(REQUIREMENT): Exactly reproduce each entry, leaving out nothing.

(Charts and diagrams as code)

⁂

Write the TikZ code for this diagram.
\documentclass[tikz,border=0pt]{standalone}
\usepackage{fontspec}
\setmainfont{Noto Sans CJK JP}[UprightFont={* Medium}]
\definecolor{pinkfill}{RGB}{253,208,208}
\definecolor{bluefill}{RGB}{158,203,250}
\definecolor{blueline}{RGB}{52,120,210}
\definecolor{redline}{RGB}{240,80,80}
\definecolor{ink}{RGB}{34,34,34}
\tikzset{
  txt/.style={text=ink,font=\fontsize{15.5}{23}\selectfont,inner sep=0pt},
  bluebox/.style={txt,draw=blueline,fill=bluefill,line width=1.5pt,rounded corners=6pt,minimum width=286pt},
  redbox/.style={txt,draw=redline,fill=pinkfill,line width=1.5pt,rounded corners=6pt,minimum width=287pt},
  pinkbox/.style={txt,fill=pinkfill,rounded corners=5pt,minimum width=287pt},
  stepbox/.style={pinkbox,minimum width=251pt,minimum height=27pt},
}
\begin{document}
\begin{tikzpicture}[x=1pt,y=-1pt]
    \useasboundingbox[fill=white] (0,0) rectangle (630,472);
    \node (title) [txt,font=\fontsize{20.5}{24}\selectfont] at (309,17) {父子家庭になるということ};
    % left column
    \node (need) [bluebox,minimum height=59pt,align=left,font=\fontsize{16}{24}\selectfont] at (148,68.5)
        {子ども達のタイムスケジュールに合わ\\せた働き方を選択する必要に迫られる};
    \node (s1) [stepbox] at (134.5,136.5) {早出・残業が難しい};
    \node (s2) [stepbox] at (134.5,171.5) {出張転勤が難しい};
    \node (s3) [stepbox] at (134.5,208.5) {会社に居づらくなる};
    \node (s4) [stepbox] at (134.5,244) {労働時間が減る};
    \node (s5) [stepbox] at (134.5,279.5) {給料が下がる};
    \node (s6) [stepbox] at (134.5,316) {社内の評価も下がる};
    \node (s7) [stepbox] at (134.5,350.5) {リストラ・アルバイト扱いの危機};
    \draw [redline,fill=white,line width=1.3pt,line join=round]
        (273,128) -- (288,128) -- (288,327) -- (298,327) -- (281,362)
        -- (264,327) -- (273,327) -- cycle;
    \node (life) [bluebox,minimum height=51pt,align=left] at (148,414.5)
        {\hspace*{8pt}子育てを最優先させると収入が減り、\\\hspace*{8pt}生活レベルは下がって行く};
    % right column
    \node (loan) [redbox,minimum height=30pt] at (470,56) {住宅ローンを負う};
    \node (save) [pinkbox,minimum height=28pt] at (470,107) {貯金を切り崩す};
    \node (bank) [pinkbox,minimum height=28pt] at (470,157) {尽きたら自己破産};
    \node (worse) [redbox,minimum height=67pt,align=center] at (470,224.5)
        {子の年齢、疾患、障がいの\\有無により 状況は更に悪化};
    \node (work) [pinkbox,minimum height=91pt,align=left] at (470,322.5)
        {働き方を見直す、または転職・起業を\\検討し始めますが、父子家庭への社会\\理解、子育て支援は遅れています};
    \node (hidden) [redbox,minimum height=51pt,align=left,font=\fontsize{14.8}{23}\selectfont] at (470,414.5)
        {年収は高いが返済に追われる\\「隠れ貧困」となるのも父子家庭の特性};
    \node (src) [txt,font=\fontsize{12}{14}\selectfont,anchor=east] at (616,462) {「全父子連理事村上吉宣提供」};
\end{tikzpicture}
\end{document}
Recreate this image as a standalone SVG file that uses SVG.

⁂

(WRITTEN SOLUTION):
Write the TikZ code for this diagram.
\documentclass[tikz,border=0pt]{standalone}
\usepackage{fontspec}
\setmainfont{Noto Sans CJK JP}[UprightFont={* Medium}]
\definecolor{pinkfill}{RGB}{253,208,208}
\definecolor{bluefill}{RGB}{158,203,250}
\definecolor{blueline}{RGB}{52,120,210}
\definecolor{redline}{RGB}{240,80,80}
\definecolor{ink}{RGB}{34,34,34}
\tikzset{
  txt/.style={text=ink,font=\fontsize{15.5}{23}\selectfont,inner sep=0pt},
  bluebox/.style={txt,draw=blueline,fill=bluefill,line width=1.5pt,rounded corners=6pt,minimum width=286pt},
  redbox/.style={txt,draw=redline,fill=pinkfill,line width=1.5pt,rounded corners=6pt,minimum width=287pt},
  pinkbox/.style={txt,fill=pinkfill,rounded corners=5pt,minimum width=287pt},
  stepbox/.style={pinkbox,minimum width=251pt,minimum height=27pt},
}
\begin{document}
\begin{tikzpicture}[x=1pt,y=-1pt]
    \useasboundingbox[fill=white] (0,0) rectangle (630,472);
    \node (title) [txt,font=\fontsize{20.5}{24}\selectfont] at (309,17) {父子家庭になるということ};
    % left column
    \node (need) [bluebox,minimum height=59pt,align=left,font=\fontsize{16}{24}\selectfont] at (148,68.5)
        {子ども達のタイムスケジュールに合わ\\せた働き方を選択する必要に迫られる};
    \node (s1) [stepbox] at (134.5,136.5) {早出・残業が難しい};
    \node (s2) [stepbox] at (134.5,171.5) {出張転勤が難しい};
    \node (s3) [stepbox] at (134.5,208.5) {会社に居づらくなる};
    \node (s4) [stepbox] at (134.5,244) {労働時間が減る};
    \node (s5) [stepbox] at (134.5,279.5) {給料が下がる};
    \node (s6) [stepbox] at (134.5,316) {社内の評価も下がる};
    \node (s7) [stepbox] at (134.5,350.5) {リストラ・アルバイト扱いの危機};
    \draw [redline,fill=white,line width=1.3pt,line join=round]
        (273,128) -- (288,128) -- (288,327) -- (298,327) -- (281,362)
        -- (264,327) -- (273,327) -- cycle;
    \node (life) [bluebox,minimum height=51pt,align=left] at (148,414.5)
        {\hspace*{8pt}子育てを最優先させると収入が減り、\\\hspace*{8pt}生活レベルは下がって行く};
    % right column
    \node (loan) [redbox,minimum height=30pt] at (470,56) {住宅ローンを負う};
    \node (save) [pinkbox,minimum height=28pt] at (470,107) {貯金を切り崩す};
    \node (bank) [pinkbox,minimum height=28pt] at (470,157) {尽きたら自己破産};
    \node (worse) [redbox,minimum height=67pt,align=center] at (470,224.5)
        {子の年齢、疾患、障がいの\\有無により 状況は更に悪化};
    \node (work) [pinkbox,minimum height=91pt,align=left] at (470,322.5)
        {働き方を見直す、または転職・起業を\\検討し始めますが、父子家庭への社会\\理解、子育て支援は遅れています};
    \node (hidden) [redbox,minimum height=51pt,align=left,font=\fontsize{14.8}{23}\selectfont] at (470,414.5)
        {年収は高いが返済に追われる\\「隠れ貧困」となるのも父子家庭の特性};
    \node (src) [txt,font=\fontsize{12}{14}\selectfont,anchor=east] at (616,462) {「全父子連理事村上吉宣提供」};
\end{tikzpicture}
\end{document}
Recreate this image as a standalone SVG file that uses SVG.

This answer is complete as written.